--- START Available data ---
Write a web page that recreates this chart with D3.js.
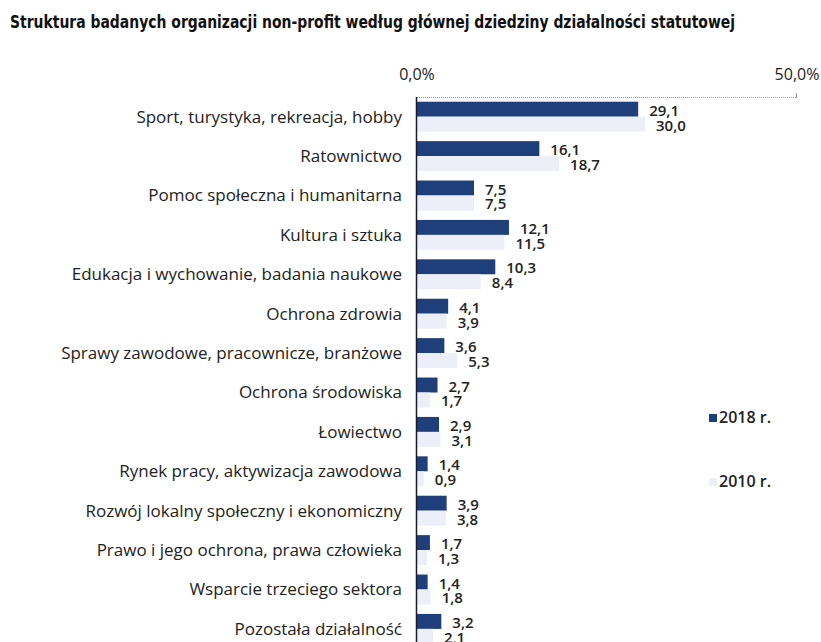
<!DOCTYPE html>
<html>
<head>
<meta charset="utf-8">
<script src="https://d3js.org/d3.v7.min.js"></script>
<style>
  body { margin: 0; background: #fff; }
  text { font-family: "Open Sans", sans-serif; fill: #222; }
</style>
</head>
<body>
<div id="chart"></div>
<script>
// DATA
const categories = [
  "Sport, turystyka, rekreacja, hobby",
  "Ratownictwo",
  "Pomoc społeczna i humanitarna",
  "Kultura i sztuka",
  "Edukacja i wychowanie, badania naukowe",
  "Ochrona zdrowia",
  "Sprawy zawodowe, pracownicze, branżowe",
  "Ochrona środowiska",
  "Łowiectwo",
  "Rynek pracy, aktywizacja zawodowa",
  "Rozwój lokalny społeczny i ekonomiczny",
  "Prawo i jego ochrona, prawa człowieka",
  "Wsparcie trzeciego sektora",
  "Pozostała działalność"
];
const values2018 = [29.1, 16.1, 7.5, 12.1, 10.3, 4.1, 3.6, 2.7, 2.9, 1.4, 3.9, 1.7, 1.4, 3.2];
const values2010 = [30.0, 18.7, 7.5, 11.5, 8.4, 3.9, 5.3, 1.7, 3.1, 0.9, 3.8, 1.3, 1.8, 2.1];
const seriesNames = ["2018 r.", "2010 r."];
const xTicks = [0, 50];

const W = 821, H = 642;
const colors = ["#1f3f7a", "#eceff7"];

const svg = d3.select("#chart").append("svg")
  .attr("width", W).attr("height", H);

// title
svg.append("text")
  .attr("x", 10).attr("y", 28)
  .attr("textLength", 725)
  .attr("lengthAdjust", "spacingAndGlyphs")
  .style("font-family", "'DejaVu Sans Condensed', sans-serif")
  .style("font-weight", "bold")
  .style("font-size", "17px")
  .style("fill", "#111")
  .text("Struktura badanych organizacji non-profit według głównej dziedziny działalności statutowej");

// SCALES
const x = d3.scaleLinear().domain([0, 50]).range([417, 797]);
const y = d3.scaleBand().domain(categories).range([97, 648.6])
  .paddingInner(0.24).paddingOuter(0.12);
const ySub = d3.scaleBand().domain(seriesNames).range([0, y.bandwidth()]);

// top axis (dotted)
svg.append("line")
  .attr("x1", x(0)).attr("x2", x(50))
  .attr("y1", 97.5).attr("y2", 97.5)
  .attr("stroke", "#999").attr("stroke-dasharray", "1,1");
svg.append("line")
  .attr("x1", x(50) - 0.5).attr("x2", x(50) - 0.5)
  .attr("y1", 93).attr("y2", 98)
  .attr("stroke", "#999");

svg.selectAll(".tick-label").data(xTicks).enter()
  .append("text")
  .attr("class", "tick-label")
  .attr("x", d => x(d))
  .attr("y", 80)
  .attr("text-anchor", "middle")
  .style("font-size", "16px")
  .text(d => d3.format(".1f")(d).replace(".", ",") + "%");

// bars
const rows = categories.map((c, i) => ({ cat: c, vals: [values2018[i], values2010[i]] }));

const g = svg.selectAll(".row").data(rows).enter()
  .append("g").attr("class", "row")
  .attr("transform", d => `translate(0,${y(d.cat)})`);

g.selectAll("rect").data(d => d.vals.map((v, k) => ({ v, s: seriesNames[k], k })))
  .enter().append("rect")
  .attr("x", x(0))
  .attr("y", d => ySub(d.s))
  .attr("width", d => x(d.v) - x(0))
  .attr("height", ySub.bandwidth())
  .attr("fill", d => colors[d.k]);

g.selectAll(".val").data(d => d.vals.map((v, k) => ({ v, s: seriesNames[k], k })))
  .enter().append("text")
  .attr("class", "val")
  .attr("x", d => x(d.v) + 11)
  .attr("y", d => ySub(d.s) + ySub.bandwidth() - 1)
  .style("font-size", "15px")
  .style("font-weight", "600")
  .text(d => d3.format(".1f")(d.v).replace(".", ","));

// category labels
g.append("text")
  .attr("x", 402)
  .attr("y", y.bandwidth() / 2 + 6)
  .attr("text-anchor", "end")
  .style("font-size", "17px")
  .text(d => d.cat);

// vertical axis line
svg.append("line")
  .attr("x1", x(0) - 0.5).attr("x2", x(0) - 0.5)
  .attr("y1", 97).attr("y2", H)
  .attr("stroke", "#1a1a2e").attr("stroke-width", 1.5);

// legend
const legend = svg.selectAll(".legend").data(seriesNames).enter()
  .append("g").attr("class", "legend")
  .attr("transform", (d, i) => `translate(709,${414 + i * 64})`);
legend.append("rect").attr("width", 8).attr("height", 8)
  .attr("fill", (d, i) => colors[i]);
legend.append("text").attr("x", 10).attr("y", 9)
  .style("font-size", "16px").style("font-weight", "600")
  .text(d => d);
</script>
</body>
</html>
--- END Available data ---
__What is required__. Word for word, quote the full listing, omitting every picture.

__Exercise response__.
Write a web page that recreates this chart with D3.js.
<!DOCTYPE html>
<html>
<head>
<meta charset="utf-8">
<script src="https://d3js.org/d3.v7.min.js"></script>
<style>
  body { margin: 0; background: #fff; }
  text { font-family: "Open Sans", sans-serif; fill: #222; }
</style>
</head>
<body>
<div id="chart"></div>
<script>
// DATA
const categories = [
  "Sport, turystyka, rekreacja, hobby",
  "Ratownictwo",
  "Pomoc społeczna i humanitarna",
  "Kultura i sztuka",
  "Edukacja i wychowanie, badania naukowe",
  "Ochrona zdrowia",
  "Sprawy zawodowe, pracownicze, branżowe",
  "Ochrona środowiska",
  "Łowiectwo",
  "Rynek pracy, aktywizacja zawodowa",
  "Rozwój lokalny społeczny i ekonomiczny",
  "Prawo i jego ochrona, prawa człowieka",
  "Wsparcie trzeciego sektora",
  "Pozostała działalność"
];
const values2018 = [29.1, 16.1, 7.5, 12.1, 10.3, 4.1, 3.6, 2.7, 2.9, 1.4, 3.9, 1.7, 1.4, 3.2];
const values2010 = [30.0, 18.7, 7.5, 11.5, 8.4, 3.9, 5.3, 1.7, 3.1, 0.9, 3.8, 1.3, 1.8, 2.1];
const seriesNames = ["2018 r.", "2010 r."];
const xTicks = [0, 50];

const W = 821, H = 642;
const colors = ["#1f3f7a", "#eceff7"];

const svg = d3.select("#chart").append("svg")
  .attr("width", W).attr("height", H);

// title
svg.append("text")
  .attr("x", 10).attr("y", 28)
  .attr("textLength", 725)
  .attr("lengthAdjust", "spacingAndGlyphs")
  .style("font-family", "'DejaVu Sans Condensed', sans-serif")
  .style("font-weight", "bold")
  .style("font-size", "17px")
  .style("fill", "#111")
  .text("Struktura badanych organizacji non-profit według głównej dziedziny działalności statutowej");

// SCALES
const x = d3.scaleLinear().domain([0, 50]).range([417, 797]);
const y = d3.scaleBand().domain(categories).range([97, 648.6])
  .paddingInner(0.24).paddingOuter(0.12);
const ySub = d3.scaleBand().domain(seriesNames).range([0, y.bandwidth()]);

// top axis (dotted)
svg.append("line")
  .attr("x1", x(0)).attr("x2", x(50))
  .attr("y1", 97.5).attr("y2", 97.5)
  .attr("stroke", "#999").attr("stroke-dasharray", "1,1");
svg.append("line")
  .attr("x1", x(50) - 0.5).attr("x2", x(50) - 0.5)
  .attr("y1", 93).attr("y2", 98)
  .attr("stroke", "#999");

svg.selectAll(".tick-label").data(xTicks).enter()
  .append("text")
  .attr("class", "tick-label")
  .attr("x", d => x(d))
  .attr("y", 80)
  .attr("text-anchor", "middle")
  .style("font-size", "16px")
  .text(d => d3.format(".1f")(d).replace(".", ",") + "%");

// bars
const rows = categories.map((c, i) => ({ cat: c, vals: [values2018[i], values2010[i]] }));

const g = svg.selectAll(".row").data(rows).enter()
  .append("g").attr("class", "row")
  .attr("transform", d => `translate(0,${y(d.cat)})`);

g.selectAll("rect").data(d => d.vals.map((v, k) => ({ v, s: seriesNames[k], k })))
  .enter().append("rect")
  .attr("x", x(0))
  .attr("y", d => ySub(d.s))
  .attr("width", d => x(d.v) - x(0))
  .attr("height", ySub.bandwidth())
  .attr("fill", d => colors[d.k]);

g.selectAll(".val").data(d => d.vals.map((v, k) => ({ v, s: seriesNames[k], k })))
  .enter().append("text")
  .attr("class", "val")
  .attr("x", d => x(d.v) + 11)
  .attr("y", d => ySub(d.s) + ySub.bandwidth() - 1)
  .style("font-size", "15px")
  .style("font-weight", "600")
  .text(d => d3.format(".1f")(d.v).replace(".", ","));

// category labels
g.append("text")
  .attr("x", 402)
  .attr("y", y.bandwidth() / 2 + 6)
  .attr("text-anchor", "end")
  .style("font-size", "17px")
  .text(d => d.cat);

// vertical axis line
svg.append("line")
  .attr("x1", x(0) - 0.5).attr("x2", x(0) - 0.5)
  .attr("y1", 97).attr("y2", H)
  .attr("stroke", "#1a1a2e").attr("stroke-width", 1.5);

// legend
const legend = svg.selectAll(".legend").data(seriesNames).enter()
  .append("g").attr("class", "legend")
  .attr("transform", (d, i) => `translate(709,${414 + i * 64})`);
legend.append("rect").attr("width", 8).attr("height", 8)
  .attr("fill", (d, i) => colors[i]);
legend.append("text").attr("x", 10).attr("y", 9)
  .style("font-size", "16px").style("font-weight", "600")
  .text(d => d);
</script>
</body>
</html>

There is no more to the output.